Whilst people may prepare a will to deal with their affairs, unfortunately a lot of people may simply forget about it for years to come. It is vastly important that these documents are regularly reviewed to take account of any changes to your personal circumstances, your estate or your wishes.
A will is automatically revoked by a subsequent remarriage (unless it is made in contemplation of it), however it is not automatically revoked upon divorce.
Instead, any gifts to or appointment of the former spouse will fail and any residuary provisions will take effect. Problems however, can arise if people separate and fail to obtain a divorce.
A recent case has highlighted the dangers of just this.
Norman Martin died in 2012 leaving behind a partner (Ms Williams) of 18 years and an estranged wife.
Whilst Mr Martin’s and Ms Williams’ shared property (worth £320,000) was held as tenants in common which meant that Ms Williams retained her share, Mr Martin’s share together with the remainder of his estate passed to his wife according to the terms of an old will he had failed to update.
Ms Williams subsequently applied to the Court to obtain Mr Martin’s share of the property and was successful with the Judge commenting that she should “retain an absolute interest” in the house where she and Mr Martin had lived in a “loving and committed” relationship.
As Mr Martin had not divorced Mrs Martin, even if he had died without making a will, his estate would have passed automatically to Mrs Martin under the statutory rules.
Common law husband and wife?

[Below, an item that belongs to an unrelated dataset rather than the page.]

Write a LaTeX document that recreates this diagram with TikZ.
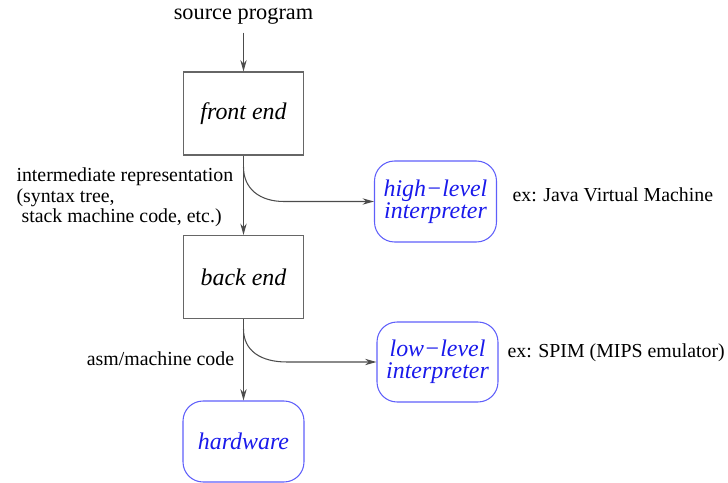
\documentclass[tikz,border=0pt]{standalone}
\usepackage{fontspec}
\setmainfont{Liberation Serif}
\usetikzlibrary{arrows.meta}
\definecolor{iblue}{RGB}{95,95,250}
\definecolor{tblue}{RGB}{25,25,235}

\begin{document}
\begin{tikzpicture}[x=0.02cm,y=-0.02cm,>={Stealth[length=6.5pt,width=3.6pt]},line width=0.6pt,
  box/.style={draw=black!60,minimum width=2.4cm,minimum height=1.66cm,font=\fontsize{13.6}{12.5}\selectfont\itshape},
  ibox/.style={draw=iblue,rounded corners=0.4cm,minimum width=2.44cm,minimum height=1.62cm,align=center,inner sep=0pt,text=tblue,font=\fontsize{13.6}{12.5}\selectfont\itshape},
  lbl/.style={inner sep=0pt,font=\fontsize{11.3}{11.6}\selectfont},
  flow/.style={->,draw=black!70}]
	\useasboundingbox (0,0) rectangle (728,483);

	\node[inner sep=0pt,font=\fontsize{12.7}{14}\selectfont] (src) at (243.5,16) {source program};
	\node[box] (fe) at (243.5,113.5) {front end};
	\node[box] (be) at (243.5,277) {back end};
	\node[ibox,minimum width=2.42cm] (hw) at (243.5,441.5) {hardware};
	\node[ibox] (hi) at (435.5,201.5) {high−level\\interpreter};
	\node[ibox,minimum width=2.42cm,minimum height=1.6cm] (lo) at (437.5,362) {low−level\\interpreter};

	\node[lbl,anchor=west,align=left] (ir) at (16,197.5) {intermediate representation\\(syntax tree,\\\hspace{0.1cm}stack machine code, etc.)};
	\node[lbl] (asm) at (160.5,359) {asm/machine code};
	\node[lbl,anchor=west] (jvm) at (512,195) {ex: Java Virtual Machine};
	\node[lbl,anchor=west] (spim) at (507,353) {ex: SPIM (MIPS emulator)};

	\coordinate (s1) at (243.5,167);
	\coordinate (k1) at (284,201.5);
	\coordinate (s2) at (243.5,329);
	\coordinate (k2) at (287,362);

	\draw[flow,shorten <=0.16cm] (src) -- (fe);
	\draw[flow] (fe) -- (be);
	\draw[flow] (be) -- (hw);
	\draw[flow] (s1) .. controls +(0,22) and +(-24,0) .. (k1) -- (hi);
	\draw[flow] (s2) .. controls +(0,22) and +(-26,0) .. (k2) -- (lo);
\end{tikzpicture}
\end{document}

No.
This case highlights the importance of regularly reviewing your will following changes to your circumstances. As lawyers often point out, there is no such thing as a common law husband and wife.
Whilst Ms Williams was successful in her claim in this instance, she will likely have suffered significant stress and inconvenience in pursuing her claim not to mention the costs; Mrs Martin has been ordered to pay Ms Williams’ costs at £100,000.